* WRITTEN PROBLEM
Everything from the first line of the data through the line with "[(867, 108), (855, 108)], None, None, None]" is to be echoed exactly, minus the pictures.

-- Begin --

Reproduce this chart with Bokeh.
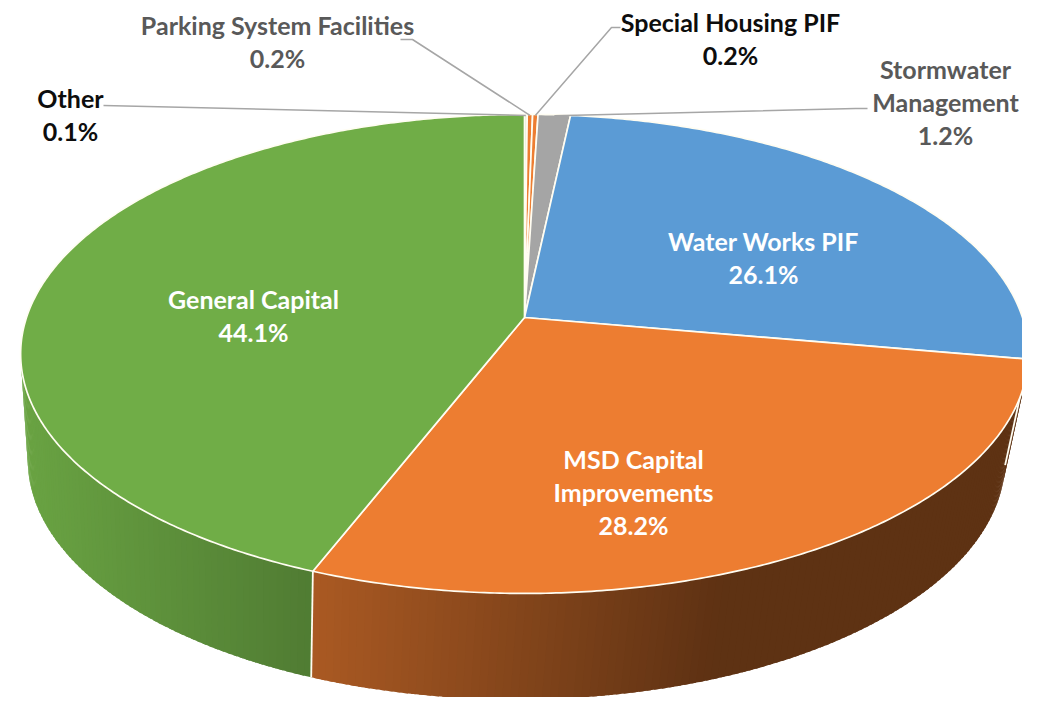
import math
import numpy as np
from bokeh.plotting import figure
from bokeh.models import Range1d
from bokeh.core.properties import value
from bokeh.embed import file_html
from bokeh.resources import INLINE

# ---------------- data ----------------
categories = ["Other", "Parking System Facilities", "Special Housing PIF",
              "Stormwater Management", "Water Works PIF",
              "MSD Capital Improvements", "General Capital"]
shares = [0.1, 0.2, 0.2, 1.2, 26.1, 28.2, 44.1]
pct_labels = ["0.1%", "0.2%", "0.2%", "1.2%", "26.1%", "28.2%", "44.1%"]
colors = ["#D5E6C8", "#ED7D31", "#ED7D31", "#A5A5A5", "#5B9BD5", "#ED7D31", "#70AD47"]

# label layout
label_lines = [["Other"], ["Parking System Facilities"], ["Special Housing PIF"],
               ["Stormwater", "Management"], ["Water Works PIF"],
               ["MSD Capital", "Improvements"], ["General Capital"]]
label_xy = [(70, 97), (277, 24), (730, 21), (945, 68), (763, 240), (633, 458), (253, 298)]
label_color = ["#0D0D0D", "#595959", "#0D0D0D", "#595959", "white", "white", "white"]
leader_start = [[(103, 105)], [(400, 39), (412, 39)], [(620, 27), (611, 27)],
                [(867, 108), (855, 108)], None, None, None]

# ---------------- geometry of the 3-D pie ----------------
CX, CY, A, B, K = 524.0, 317.0, 498.0, 234.0, 0.152
DEPTH, XS, XC_B = 106.0, 0.97, 516.0
LINE_GAP = 33


def top_pt(th):
    t = np.radians(th)
    den = 1 + K * np.cos(t)
    return CX + A * np.sin(t) / den, CY - B * np.cos(t) / den


def bot_pt(th):
    x, y = top_pt(th)
    return XC_B + XS * (x - CX), y + DEPTH


def shade(hexcol, f):
    r, g, b = int(hexcol[1:3], 16), int(hexcol[3:5], 16), int(hexcol[5:7], 16)
    return "#%02x%02x%02x" % (int(r * f), int(g * f), int(b * f))


total = sum(shares)
cum = np.concatenate([[0.0], np.cumsum(shares)]) / total * 360.0

p = figure(width=1022, height=697, x_range=Range1d(0, 1022), y_range=Range1d(697, 0),
           output_backend="svg", toolbar_location=None, min_border=0,
           x_axis_type=None, y_axis_type=None, outline_line_color=None,
           background_fill_color="white", border_fill_color="white")
p.grid.visible = False

# visible front arc of the side wall
samp = np.arange(0, 360, 0.25)
sx, _ = top_pt(samp)
th_r = samp[samp < 180][np.argmax(sx[samp < 180])]
th_l = samp[samp >= 180][np.argmin(sx[samp >= 180])]

qx, qy, qc = [], [], []
for i in range(len(shares)):
    lo, hi = max(cum[i], th_r), min(cum[i + 1], th_l)
    if lo >= hi:
        continue
    n = int(math.ceil((hi - lo) / 0.8))
    ts = np.linspace(lo, hi, n + 1)
    step = ts[1] - ts[0]
    for j in range(n):
        a0 = ts[j]
        a1 = min(hi, ts[j + 1] + 0.6 * step)   # overlap neighbour to hide seams
        x0, y0 = top_pt(a0)
        x1, y1 = top_pt(a1)
        bx0, by0 = bot_pt(a0)
        bx1, by1 = bot_pt(a1)
        xm = 0.5 * (x0 + x1)
        f = min(1.0, max(0.40, 0.95 - 0.00078 * (xm - 15)))
        qx.append([x0, x1, bx1, bx0])
        qy.append([y0, y1, by1, by0])
        qc.append(shade(colors[i], f))
p.patches(qx, qy, fill_color=qc, line_color=None)

# white edges between side segments
for b in cum[1:-1]:
    if th_r < b < th_l:
        x0, y0 = top_pt(b)
        x1, y1 = bot_pt(b)
        p.line([x0, x1], [y0, y1], line_color="#FFFDF2", line_width=1.8)

# top faces
fx, fy = [], []
for i in range(len(shares)):
    ts = np.linspace(cum[i], cum[i + 1], max(3, int((cum[i + 1] - cum[i]) / 0.5) + 2))
    ax, ay = top_pt(ts)
    fx.append([CX] + list(ax))
    fy.append([CY] + list(ay))
p.patches(fx, fy, fill_color=colors, line_color="#FFFDF2", line_width=1.7,
          line_join="round")

# leader lines
for i in range(len(shares)):
    if leader_start[i] is None:
        continue
    mid = 0.5 * (cum[i] + cum[i + 1])
    ax, ay = top_pt(mid)
    pts = leader_start[i] + [(float(ax), float(ay) + 1)]
    p.line([q[0] for q in pts], [q[1] for q in pts], line_color="#A6A6A6", line_width=1.5)

# labels
tx, ty, tt, tc = [], [], [], []
for i in range(len(shares)):
    x0, y0 = label_xy[i]
    lines = label_lines[i] + [pct_labels[i]]
    for j, s in enumerate(lines):
        tx.append(x0)
        ty.append(y0 + j * LINE_GAP)
        tt.append(s)
        tc.append(label_color[i])
p.text(tx, ty, text=tt, text_color=tc, text_align="center", text_baseline="middle",
       text_font=value("Lato"), text_font_style="bold", text_font_size="25px")

open("out.html", "w").write(file_html(p, INLINE))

-- End --

* SOLUTION FOR THIS PROBLEM
Reproduce this chart with Bokeh.
import math
import numpy as np
from bokeh.plotting import figure
from bokeh.models import Range1d
from bokeh.core.properties import value
from bokeh.embed import file_html
from bokeh.resources import INLINE

# ---------------- data ----------------
categories = ["Other", "Parking System Facilities", "Special Housing PIF",
              "Stormwater Management", "Water Works PIF",
              "MSD Capital Improvements", "General Capital"]
shares = [0.1, 0.2, 0.2, 1.2, 26.1, 28.2, 44.1]
pct_labels = ["0.1%", "0.2%", "0.2%", "1.2%", "26.1%", "28.2%", "44.1%"]
colors = ["#D5E6C8", "#ED7D31", "#ED7D31", "#A5A5A5", "#5B9BD5", "#ED7D31", "#70AD47"]

# label layout
label_lines = [["Other"], ["Parking System Facilities"], ["Special Housing PIF"],
               ["Stormwater", "Management"], ["Water Works PIF"],
               ["MSD Capital", "Improvements"], ["General Capital"]]
label_xy = [(70, 97), (277, 24), (730, 21), (945, 68), (763, 240), (633, 458), (253, 298)]
label_color = ["#0D0D0D", "#595959", "#0D0D0D", "#595959", "white", "white", "white"]
leader_start = [[(103, 105)], [(400, 39), (412, 39)], [(620, 27), (611, 27)],
                [(867, 108), (855, 108)], None, None, None]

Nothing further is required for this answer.